Der Deutsche Bundestag könnte das Wahlgesetz für die Bundestagswahlen entsprechend ändern; die Gesetzgebungskompetenz dafür hat er. Entsprechendes gilt für die Länderparlamente. Im Übrigen hat der Bundesgesetzgeber die Kompetenz, das Parteiengesetz zu ändern und die Parteien zu einer entsprechend demokratischen Ausgestaltung ihrer - zum Teil stark männlich verkrusteten - Parteienstrukturen zu verpflichten, um mittels paritätisch besetzter Kandidatenlisten für eine entsprechende ‚Spiegelung‘ des Wahlvolks in den deutschen Parlamenten zu sorgen. Hervorzuheben ist: Es geht lediglich um strukturelle Änderungen, nicht um eine inhaltliche Einflussnahme des Staates auf ein Parteiprogramm. Übrigens: Die Parteien, die bereits intern mittels Quoten für eine Strukturänderung eintreten und so dafür sorgen, dass der Deutsche Bundestag seit den 1990er Jahren immerhin 30 Prozent weibliche Abgeordnete hat (Grüne, Linke, SPD), dürften mit solchen gesetzlichen Regelungen, keine Probleme haben.
Mutige Politikerinnen
Wie ist es in Frankreich überhaupt zu dem Parité-Gesetz gekommen?
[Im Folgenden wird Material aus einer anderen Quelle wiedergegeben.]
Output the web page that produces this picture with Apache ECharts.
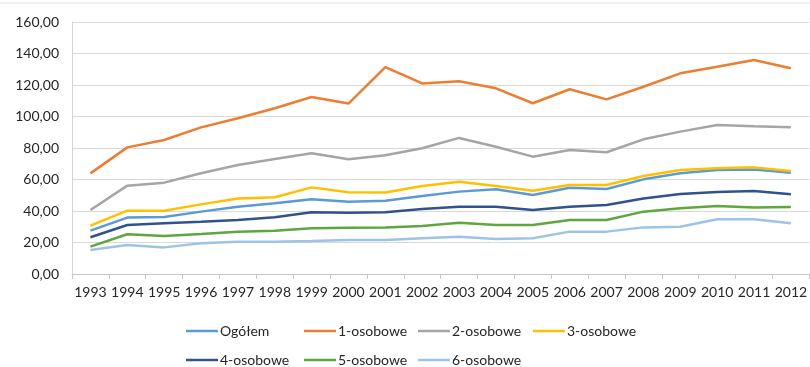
<!DOCTYPE html>
<html>
<head>
<meta charset="utf-8">
<script src="https://cdn.jsdelivr.net/npm/echarts@6/dist/echarts.min.js"></script>
<style>
  html, body { margin: 0; padding: 0; background: #fff; }
  #chart { width: 810px; height: 367px; }
</style>
</head>
<body>
<div id="chart"></div>
<script>
const years = ['1993', '1994', '1995', '1996', '1997', '1998', '1999', '2000', '2001', '2002',
  '2003', '2004', '2005', '2006', '2007', '2008', '2009', '2010', '2011', '2012']

const ogolem = [27.5, 35.8, 36.2, 39.6, 42.7, 44.9, 47.4, 45.9, 46.5, 49.5,
  52.3, 53.8, 50.2, 54.8, 54.0, 60.1, 63.9, 66.0, 66.4, 64.3]
const os1 = [63.9, 80.4, 85.1, 93.1, 98.9, 105.2, 112.4, 108.2, 131.4, 121.0,
  122.4, 117.9, 108.4, 117.3, 110.9, 118.9, 127.4, 131.6, 135.9, 130.6]
const os2 = [40.6, 56.1, 58.0, 64.0, 69.2, 73.0, 76.6, 72.8, 75.4, 79.8,
  86.4, 80.8, 74.5, 78.7, 77.3, 85.5, 90.4, 94.6, 93.8, 93.1]
const os3 = [30.7, 40.2, 40.2, 44.2, 48.0, 48.7, 55.0, 51.9, 51.7, 55.9,
  58.6, 55.9, 52.9, 56.5, 56.5, 62.2, 66.0, 67.1, 67.7, 65.4]
const os4 = [23.3, 31.1, 32.2, 33.2, 34.3, 36.0, 39.2, 38.9, 39.2, 41.3,
  42.7, 42.7, 40.6, 42.7, 43.8, 48.0, 50.8, 52.1, 52.7, 50.6]
const os5 = [17.4, 25.2, 24.1, 25.4, 26.9, 27.5, 29.0, 29.4, 29.6, 30.5,
  32.6, 31.1, 31.1, 34.3, 34.3, 39.6, 41.7, 43.2, 42.3, 42.5]
const os6 = [15.2, 18.4, 16.9, 19.5, 20.5, 20.5, 20.9, 21.6, 21.6, 22.7,
  23.7, 22.2, 22.7, 26.9, 26.9, 29.6, 30.0, 34.7, 34.7, 32.2]

const seriesNames = ['Ogółem', '1-osobowe', '2-osobowe', '3-osobowe', '4-osobowe', '5-osobowe', '6-osobowe']
const seriesData = [ogolem, os1, os2, os3, os4, os5, os6]
const colors = ['#5b9bd5', '#ed7d31', '#a5a5a5', '#ffc000', '#30528f', '#5fa63f', '#9dc3e6']

const font = 'Lato, "Open Sans", sans-serif'
const textColor = '#262626'

// legend laid out in columns like the excel original
const legendPos = [
  [186, 333], [304, 333], [418, 333], [533, 333],
  [186, 362], [304, 362], [418, 362]
]

const chart = echarts.init(document.getElementById('chart'))

chart.setOption({
  animation: false,
  color: colors,
  grid: { left: 72, right: -4, top: 22, bottom: 93 },
  graphic: [{
    type: 'line',
    shape: { x1: 0, y1: 3, x2: 810, y2: 3 },
    style: { stroke: '#e3e3e3', lineWidth: 1 }
  }],
  legend: seriesNames.map((name, i) => ({
    data: [name],
    left: legendPos[i][0],
    top: legendPos[i][1] - 9,
    icon: 'rect',
    itemWidth: 32,
    itemHeight: 2.5,
    padding: 0,
    textStyle: { fontFamily: font, fontSize: 14, color: textColor, padding: [0, 0, 0, -3] }
  })),
  xAxis: {
    type: 'category',
    data: years,
    boundaryGap: true,
    axisLine: { lineStyle: { color: '#c8c8c8', width: 1 } },
    axisTick: { show: true, length: 5, lineStyle: { color: '#c8c8c8' } },
    axisLabel: { fontFamily: font, fontSize: 14, color: textColor, margin: 11, interval: 0 }
  },
  yAxis: {
    type: 'value',
    min: 0,
    max: 160,
    interval: 20,
    axisLine: { show: true, lineStyle: { color: '#d4d4d4' } },
    axisTick: { show: false },
    splitLine: { lineStyle: { color: '#d9d9d9', width: 1 } },
    axisLabel: {
      fontFamily: font, fontSize: 14, color: textColor, margin: 13,
      formatter: v => v.toFixed(2).replace('.', ',')
    }
  },
  series: seriesNames.map((name, i) => ({
    name,
    type: 'line',
    data: seriesData[i],
    symbol: 'none',
    lineStyle: { width: 2.5, color: colors[i] },
    itemStyle: { color: colors[i] }
  }))
})
</script>
</body>
</html>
Ganz interessant: Es bedurfte 1996 nur zehn selbstbewusster und prominenter Politikerinnen - fünf „linke“ und fünf „rechte“ Ex-Ministerinnen -, die sich parteiübergreifend zusammen taten und in dem von ihnen veröffentlichten „Parité-Manifest“ gemeinsam gesetzliche Veränderungen forderten. Es folgte eine konstruktive politische Diskussion, die 1999 zu einer Verfassungsänderung führte. Eingefügt wurde in die Verfassung ein Gleichstellungsfördergebot für den Zugang zu Wahlmandaten und den auf Wahl beruhenden Ämtern. Als Folge konnte 2001 das „Loi sur la parité“ (Gesetz zur Förderung des gleichen Zugangs von Frauen und Männern zu Wahlmandaten und Wahlämtern) in Kraft treten.
Wäre so eine Initiative auch in Deutschland vorstellbar?
Aber sicher - in Frankreich haben zehn mutige und durchsetzungsstarke Politikerinnen, die sich parteiübergreifend engagiert haben, gereicht. Warum nicht auch in Deutschland? Wichtig ist eine konstruktive politische Diskussion!